People come in all different shapes and sizes, with near perfect abilities and with limited abilities. How should vehicles be designed to be safer for all? How can common denominator vehicles be modified or adapted to make them safer or “better” for people to drive? Let’s start with the learner driver.
The technology to limit the speed of vehicles has been around ever since the carburetor was developed. A simple mechanical governor can be placed to prevent the flow of gas going above a preset level. That was then. Today, vehicles come with advanced software systems which can more easily regulate the amount of fuel reaching the engine. The same technology can send performance data to a remote site. Every time the steering wheel turns or the brakes are used, parents or the police can be told. Cameras can be installed to watch the standard of driving in real time. If there’s any breach of the expected standards of behavior, driving privileges can be withdrawn. If necessary, prosecutions can be brought. If society wanted to keep more people safe on the roads, the means are available. Only the will is missing. Indeed, as applied to all drivers, there need never be an unexplained accident with the question of fault in doubt. To find out what happened, all the police have to do is ask the vehicles involved to replay their on-board records. This brings a whole range of political issues to the fore. Should society push individual privacy aside if this means safer roads for everyone?
Similarly, there are a whole range of people with different physical problems to deal with and overcome. If potential drivers have difficulty in moving their legs, a lift can be installed to allow the person to get behind the wheel. Hand controls can adjust the speed and apply the brakes. Only one leg? Well, that’s not a problem:
But suppose you don’t have two hands? Well, that’s no problem either.
There are mechanical and electronic systems available to modify more or less any make and model of vehicle so it can be driven by someone with physical limitations.
This equally applies to people as they age. Because of the way our cities have developed, it’s difficult to get around unless you have your own private transport. Maintaining an independent lifestyle is very important so modifying or adapting vehicles to make them comfortable and safe to drive is essential. The first step is an honest assessment of your current physical abilities. Only then can you see what needs to be done and, equally importantly, how affordable it is. If in doubt, you should talk with your state’s Department of Vocational Rehabilitation. There are also a range of nonprofits that advise people with disabilities and age-related problems. Most manufacturers offer rebates if you’re buying a new car so it’s as well to be aware what programs are available and whether your state waives sales tax on the equipment you need. You may need to get a separate license to drive which reflects your disability.
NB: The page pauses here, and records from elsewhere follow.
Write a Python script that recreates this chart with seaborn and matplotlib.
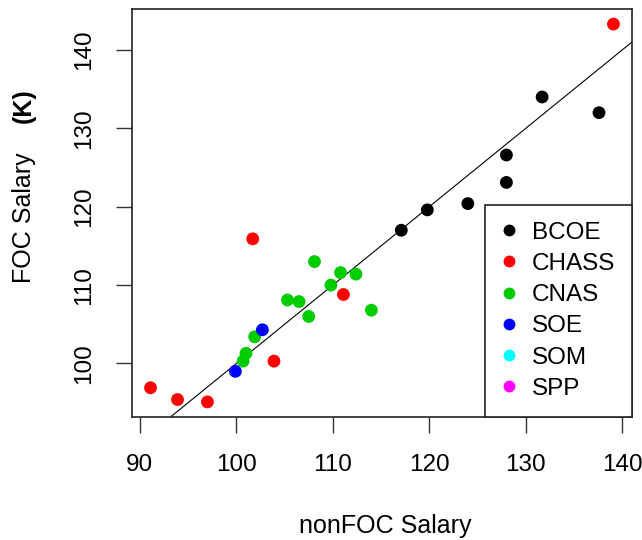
import numpy as np
import pandas as pd
import matplotlib
matplotlib.use("Agg")
import matplotlib.pyplot as plt
from matplotlib.lines import Line2D
import seaborn as sns

# values (salaries in K)
nonfoc_bcoe = [117.1, 119.8, 124.0, 128.0, 128.0, 131.7, 137.6]
foc_bcoe = [117.0, 119.6, 120.4, 123.1, 126.6, 134.0, 132.0]
nonfoc_chass = [139.1, 101.7, 111.1, 103.9, 91.1, 93.9, 97.0]
foc_chass = [143.3, 115.9, 108.8, 100.3, 96.9, 95.4, 95.1]
nonfoc_cnas = [108.1, 110.8, 112.4, 109.8, 105.3, 106.5, 107.5, 114.0, 101.9, 101.0, 100.7]
foc_cnas = [113.0, 111.6, 111.4, 110.0, 108.1, 107.9, 106.0, 106.8, 103.4, 101.3, 100.3]
nonfoc_soe = [102.7, 99.9]
foc_soe = [104.3, 99.0]

colleges = ['BCOE', 'CHASS', 'CNAS', 'SOE', 'SOM', 'SPP']
colors = ['black', '#FF0000', '#00CD00', '#0000FF', '#00FFFF', '#FF00FF']

# reference line y = x
line_intercept = 0
line_slope = 1

df = pd.DataFrame({
    'nonFOC': nonfoc_bcoe + nonfoc_chass + nonfoc_cnas + nonfoc_soe,
    'FOC': foc_bcoe + foc_chass + foc_cnas + foc_soe,
    'college': ['BCOE'] * len(nonfoc_bcoe) + ['CHASS'] * len(nonfoc_chass)
               + ['CNAS'] * len(nonfoc_cnas) + ['SOE'] * len(nonfoc_soe),
})

sns.set_style('white')
plt.rcParams['font.family'] = ['Liberation Sans', 'DejaVu Sans']
plt.rcParams['text.color'] = 'black'
plt.rcParams['xtick.color'] = 'black'
plt.rcParams['ytick.color'] = 'black'

fig = plt.figure(figsize=(6.42, 5.4), dpi=100)
ax = fig.add_axes([132 / 642, 123 / 540, 500 / 642, 408 / 540])

palette = dict(zip(colleges, colors))
sns.scatterplot(data=df, x='nonFOC', y='FOC', hue='college', hue_order=colleges,
                palette=palette, s=85, linewidth=0, ax=ax, legend=False, zorder=3)

ax.axline((0, line_intercept), slope=line_slope, color='black', lw=0.8, zorder=2)

# R style axis ranges (4% padding)
def r_range(v):
    lo, hi = min(v), max(v)
    pad = (hi - lo) * 0.04
    return lo - pad, hi + pad

ax.set_xlim(r_range(df['nonFOC']))
ax.set_ylim(r_range(df['FOC']))
ax.set_xticks(range(90, 141, 10))
ax.set_yticks(range(100, 141, 10))
ax.set_xlabel('')
ax.set_ylabel('')

for sp in ax.spines.values():
    sp.set_visible(True)
    sp.set_color('#222222')
    sp.set_linewidth(1.2)

ax.tick_params(axis='both', direction='out', length=11.5, width=1, color='#333333',
               labelcolor='black', pad=15, labelsize=17.5, bottom=True, left=True)
ax.tick_params(axis='y', labelrotation=90)
for lab in ax.get_yticklabels():
    lab.set_va('center')

fig.text(385 / 642, 7 / 540, 'nonFOC Salary', ha='center', va='baseline', fontsize=18)
fig.text(24 / 642, (540 - 283) / 540, 'FOC Salary', rotation=90, ha='center',
         va='bottom', fontsize=18)
fig.text(24 / 642, (540 - 88) / 540, '(K)', rotation=90, ha='center',
         va='top', fontsize=18, fontweight='bold')

handles = [Line2D([], [], marker='o', ls='', color=c, markersize=7.5) for c in colors]
leg = ax.legend(handles, colleges, loc='lower right', borderaxespad=0, fontsize=17.5,
                frameon=True, fancybox=False, borderpad=0.7, labelspacing=0.38,
                handlelength=0.5, handletextpad=0.7)
leg.get_frame().set_edgecolor('#222222')
leg.get_frame().set_linewidth(1.2)
leg.get_frame().set_alpha(1)
for t in leg.get_texts():
    t.set_color('black')

fig.savefig('out.png', dpi=100)
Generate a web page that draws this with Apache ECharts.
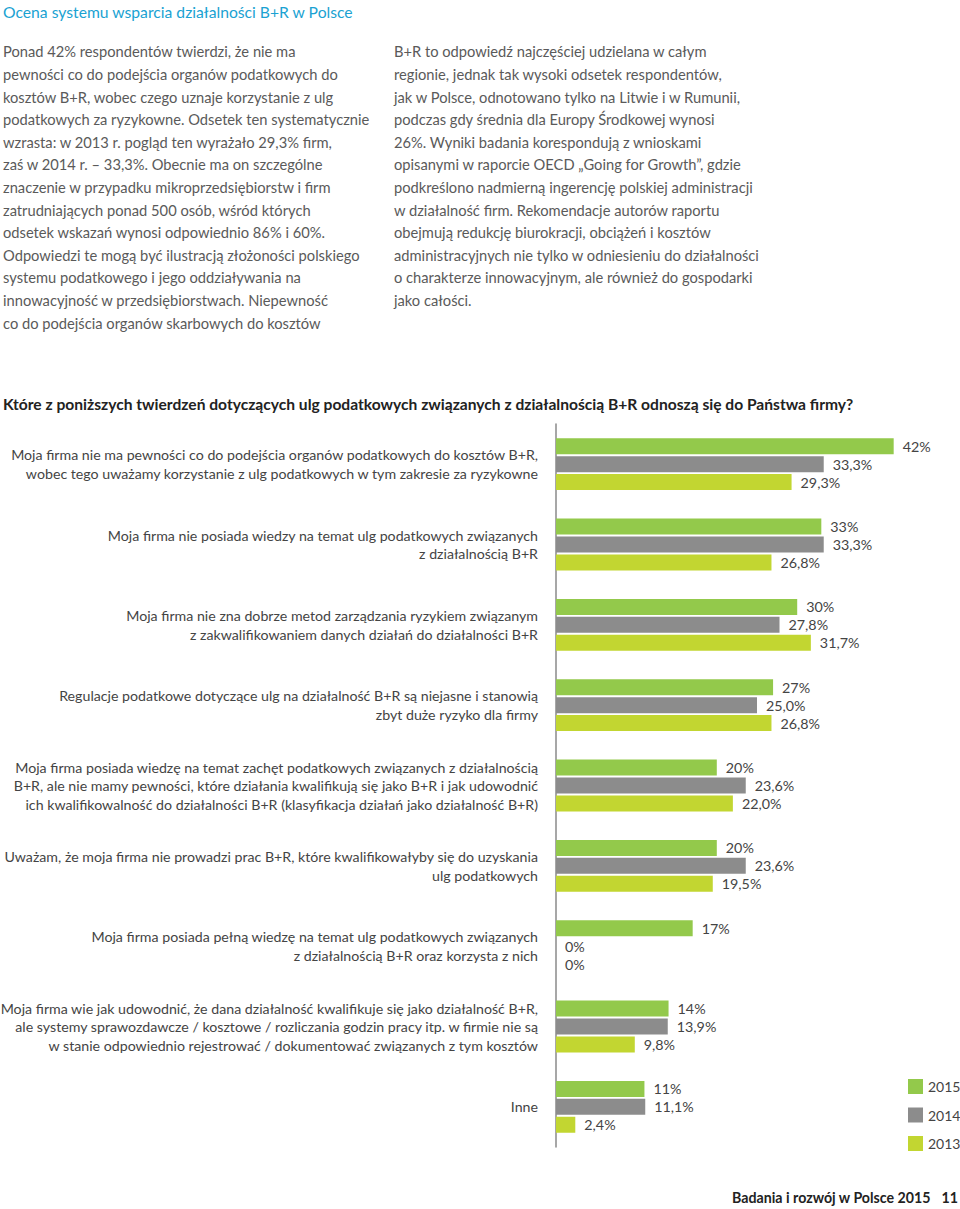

Then there are the people who want to adapt the the vehicle’s appearance and performance simply to look cool. Customizing can be an easy job to do at home without any particular skills. Going on to eBay can buy you a neon underglow LED strip and switch. The strip plugs into the cigarette lighter. With a little more skill, you can wire the strip into the speaker circuit. That way the light will pulse in time to the bass line. But for the more serious customizers who want to move beyond a new bumper kit and get into engine modification or mechanical adaptations, the sky is the limit. Don’t forget, the more extreme the custom job, the more important it is to talk with your insurance company and your local licensing authority to ensure the vehicle is safe and legal to be driven on the roads.